D'Alessandro had McLemore No. 1 on his draft board since he scouted him with Denver's front office. Ranadive said they even contacted other teams to try to move up in the draft before McLemore was taken.
When Cleveland surprisingly chose UNLV's Anthony Bennett first overall, D'Alessandro turned to new coach Mike Malone and said, "I think we have a chance to get our guy."
The 6-foot-5, 195-pound McLemore gives the Kings an elite shooter and gifted athlete with tremendous upside, though one whose ball-handling skills and ability to create his own shot have been questioned.
The second-team All-American broke Danny Manning's freshman scoring record at Kansas while shooting nearly 50 percent from the floor and 42 percent from 3-point range. McLemore averaged 15.9 points, 5.2 rebounds and two assists on a team that went 31-6 and won a share of its ninth straight Big 12 title.
Most scouts touted McLemore's resume and expected him to go in the top three. Even the world's most well-known player wondered what was up when McLemore began to slip.
"They sleeping on Ben McLemore. Just watch," LeBron James tweeted.
The four-time NBA MVP also wrote that McLemore would fit perfectly with Malone and assistant Chris Jent, who were on the Cavaliers staff when James played in Cleveland. McLemore attended James' basketball camps and said he has known the Miami Heat star since his junior year in high school.
While he obviously hoped to be drafted higher, McLemore said he looked forward to coming to Sacramento's re-energized fan base and proving the six teams that passed on him wrong.
"I want to come in and show everybody what I can do, because I know on the court I know what I can do," said McLemore, who wore a sharp suit and bow tie in Brooklyn to shake NBA Commissioner David Stern's hand on stage. "I can be an alpha dog and take over games and help my team win games."
McLemore said Robinson often gave him advice about the NBA — he just never knew it would also come in handy in Sacramento.
"He was just telling me it's hard," McLemore said. "It's going to be hard when you first get in, but you go to work. You got to keep working."
McLemore was forced to redshirt during the 2011-12 season when he was declared a partial academic qualifier by the NCAA, but he made the most of his only season in Lawrence. With a dizzying array of dunks, a silky smooth outside shot and a boyish grin, he quickly became one of the school's top players. He even graced a regional cover for Sports Illustrated prior to the NCAA tournament.

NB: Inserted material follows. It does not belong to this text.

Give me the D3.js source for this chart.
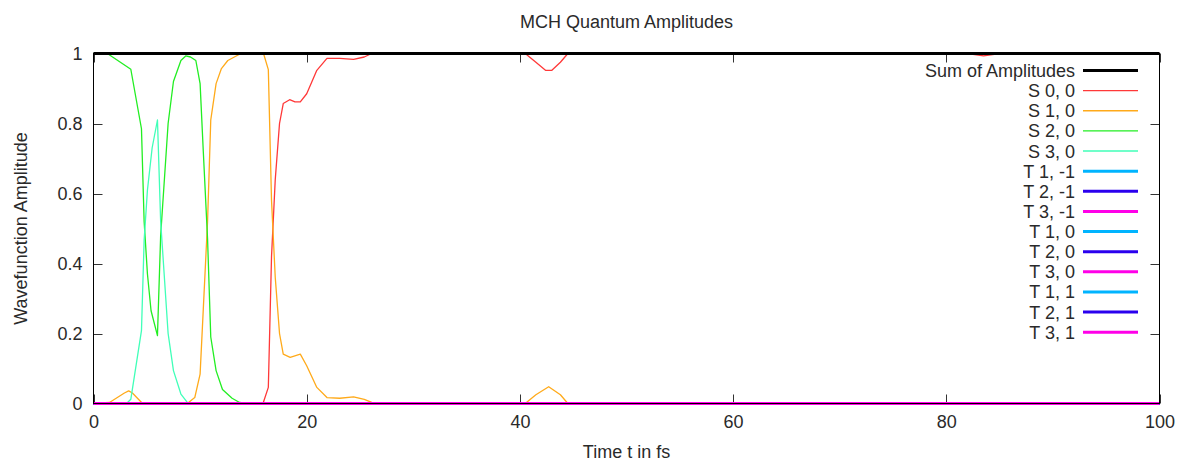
<!DOCTYPE html>
<html>
<head>
<meta charset="utf-8">
<script src="https://cdn.jsdelivr.net/npm/d3@7"></script>
<style>
  body { margin: 0; background: #fff; }
  text { font-family: "Liberation Sans", Arial, sans-serif; font-size: 18px; fill: #2a2a2a; }
</style>
</head>
<body>
<div id="chart"></div>
<script>
//*********************** DATA ***********************
var xTicks = [0, 20, 40, 60, 80, 100],
    yTicks = [0, 0.2, 0.4, 0.6, 0.8, 1],
    yTickLabels = ["0", "0.2", "0.4", "0.6", "0.8", "1"];

// [time in fs, amplitude]
var sumAmp = [[0, 1], [100, 1]];
var s00 = [[0,0],[15.9,0],[16.4,0.046],[16.7,0.42],[17.05,0.64],[17.45,0.8],[17.8,0.857],[18.4,0.868],
           [18.9,0.862],[19.4,0.862],[20,0.885],[20.95,0.952],[21.9,0.986],[23.1,0.986],[24.4,0.983],
           [25.4,0.99],[26.1,1],[40.5,1],[41.5,0.975],[42.4,0.952],[43,0.952],[43.8,0.975],[44.5,1],
           [82,1],[83.5,0.993],[85,1],[100,1]];
var s10 = [[0,0],[1.5,0.003],[2.9,0.03],[3.3,0.036],[3.65,0.03],[4.6,0],[8.8,0],[9.5,0.017],[10,0.084],
           [10.3,0.27],[10.7,0.52],[11,0.81],[11.5,0.914],[12,0.957],[12.6,0.98],[13.7,0.998],[15.95,1],
           [16.4,0.954],[16.7,0.58],[17.05,0.36],[17.45,0.2],[17.8,0.141],[18.45,0.132],[19.4,0.141],
           [20,0.108],[20.95,0.046],[21.9,0.017],[23.1,0.015],[24.4,0.019],[25.4,0.012],[26.1,0.003],
           [27,0],[40.5,0],[41.5,0.025],[42.7,0.048],[43.8,0.025],[44.5,0],[100,0]];
var s20 = [[0,1],[1.3,1],[3.5,0.955],[4.5,0.785],[4.75,0.52],[5.06,0.37],[5.4,0.265],[6,0.194],[6.3,0.48],
           [7,0.8],[7.5,0.92],[8.2,0.98],[8.65,0.993],[9.1,0.99],[9.6,0.98],[10,0.914],[10.3,0.72],
           [10.7,0.47],[11,0.19],[11.5,0.094],[12.1,0.04],[13,0.015],[13.7,0.003],[14.5,0],[100,0]];
var s30 = [[0,0],[3.1,0],[3.5,0.012],[4.5,0.208],[4.75,0.466],[5.06,0.61],[5.5,0.73],[6,0.81],[6.3,0.52],
           [7,0.2],[7.5,0.094],[8.2,0.027],[8.8,0.003],[9.2,0],[100,0]];
var tZero = [[0, 0], [100, 0]];

var seriesNames = ["Sum of Amplitudes", "S 0, 0", "S 1, 0", "S 2, 0", "S 3, 0",
                   "T 1, -1", "T 2, -1", "T 3, -1", "T 1, 0", "T 2, 0", "T 3, 0",
                   "T 1, 1", "T 2, 1", "T 3, 1"];
var seriesData = [sumAmp, s00, s10, s20, s30, tZero, tZero, tZero, tZero, tZero, tZero, tZero, tZero, tZero];
var seriesColors = ["#000000", "#ff3838", "#ffaa1a", "#22ee22", "#40ffb8",
                    "#00b4ff", "#2a00ee", "#ff00e8", "#00b4ff", "#2a00ee", "#ff00e8",
                    "#00b4ff", "#2a00ee", "#ff00e8"];
var seriesWidths = [3, 1.3, 1.3, 1.3, 1.3, 3, 3, 3, 3, 3, 3, 3, 3, 3];

//*********************** LAYOUT ***********************
var width = 1179,
    height = 461,
    plot = {left: 93.5, right: 1159.5, top: 53.5, bottom: 403.5},
    tickLen = 9;

var xScale = d3.scaleLinear().domain([0, 100]).range([plot.left, plot.right]),
    yScale = d3.scaleLinear().domain([0, 1]).range([plot.bottom, plot.top]);

var svg = d3.select("#chart").append("svg")
    .attr("width", width)
    .attr("height", height);

var line = d3.line()
    .x(function(d) { return xScale(d[0]); })
    .y(function(d) { return yScale(d[1]); });

//*********************** TITLE & LABELS ***********************
svg.append("text")
    .attr("x", (plot.left + plot.right) / 2)
    .attr("y", 28)
    .attr("text-anchor", "middle")
    .text("MCH Quantum Amplitudes");

svg.append("text")
    .attr("transform", "translate(27," + ((plot.top + plot.bottom) / 2) + ") rotate(-90)")
    .attr("text-anchor", "middle")
    .text("Wavefunction Amplitude");

svg.append("text")
    .attr("x", (plot.left + plot.right) / 2)
    .attr("y", 458)
    .attr("text-anchor", "middle")
    .text("Time t in fs");

//*********************** AXES ***********************
var xAxis = d3.axisBottom(xScale).tickValues(xTicks).tickSize(0).tickPadding(0);
var gx = svg.append("g")
    .attr("transform", "translate(0," + plot.bottom + ")")
    .call(xAxis);
gx.select(".domain").remove();
gx.selectAll("text").attr("y", 24.5).attr("dy", 0).attr("fill", "#2a2a2a").style("font-size", "18px");

var yAxis = d3.axisLeft(yScale).tickValues(yTicks).tickSize(0).tickPadding(0)
    .tickFormat(function(d, i) { return yTickLabels[i]; });
var gy = svg.append("g")
    .attr("transform", "translate(" + (plot.left - 11) + ",0)")
    .call(yAxis);
gy.select(".domain").remove();
gy.selectAll("text").attr("dy", 0).attr("y", 5.5).attr("fill", "#2a2a2a").style("font-size", "18px");

//tick marks pointing inwards, mirrored
var ticks = svg.append("g").attr("stroke", "#333").attr("stroke-width", 1);
xTicks.forEach(function(t) {
  var x = Math.round(xScale(t)) + 0.5;
  ticks.append("line").attr("x1", x).attr("x2", x).attr("y1", plot.bottom).attr("y2", plot.bottom - tickLen);
  ticks.append("line").attr("x1", x).attr("x2", x).attr("y1", plot.top).attr("y2", plot.top + tickLen);
});
yTicks.forEach(function(t) {
  var y = Math.round(yScale(t)) + 0.5;
  ticks.append("line").attr("x1", plot.left).attr("x2", plot.left + tickLen).attr("y1", y).attr("y2", y);
  ticks.append("line").attr("x1", plot.right).attr("x2", plot.right - tickLen).attr("y1", y).attr("y2", y);
});

//*********************** LINES ***********************
// singlets first, then the sum, then the triplets on top
var drawOrder = [1, 2, 3, 4, 0, 5, 6, 7, 8, 9, 10, 11, 12, 13];
var lines = svg.append("g").attr("fill", "none");
drawOrder.forEach(function(i) {
  lines.append("path").datum(seriesData[i])
      .attr("d", line)
      .attr("stroke", seriesColors[i])
      .attr("stroke-width", seriesWidths[i])
      .attr("stroke-linejoin", "round");
});

//border drawn over the curves
svg.append("rect")
    .attr("x", plot.left)
    .attr("y", plot.top)
    .attr("width", plot.right - plot.left)
    .attr("height", plot.bottom - plot.top)
    .attr("fill", "none")
    .attr("stroke", "#000")
    .attr("stroke-width", 1);

//*********************** LEGEND ***********************
var legend = svg.append("g").attr("class", "legend");
seriesNames.forEach(function(name, i) {
  var y = 70.5 + i * 20.13;
  legend.append("text")
      .attr("x", 1075)
      .attr("y", y + 6.5)
      .attr("text-anchor", "end")
      .text(name);
  legend.append("line")
      .attr("x1", 1083).attr("x2", 1138)
      .attr("y1", y).attr("y2", y)
      .attr("stroke", seriesColors[i])
      .attr("stroke-width", seriesWidths[i]);
});
</script>
</body>
</html>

But some reports suggested the 20-year-old McLemore, whose rise from the neighborhood playgrounds in an impoverished St. Louis community has been well chronicled, was out of shape during pre-draft workouts; Sacramento's new staff never had a private workout with McLemore. He also perplexed some scouts with his inconsistency — starring one game, then disappearing the next.
McCallum might be considered more of a project than a proven product.
The Horizon League Player of the Year led Detroit with 18.7 points, 4.5 assists and 1.9 steals last season. He played at the university under his father, also named Ray McCallum, passing on more prominent scholarships after earning McDonald's All-American honors — and wowing in dunk contests — at Detroit's Country Day School.
McCallum's outside game still needs some work. While he shot 49 percent from the floor last season, he was just 32 percent from 3-point range.
In the end, the quickly assembled Kings management team felt satisfied with its work.
"We got better today with the two young men that we drafted," Malone said. "From a talent perspective to a culture perspective, we have just added two young men who will make this team better."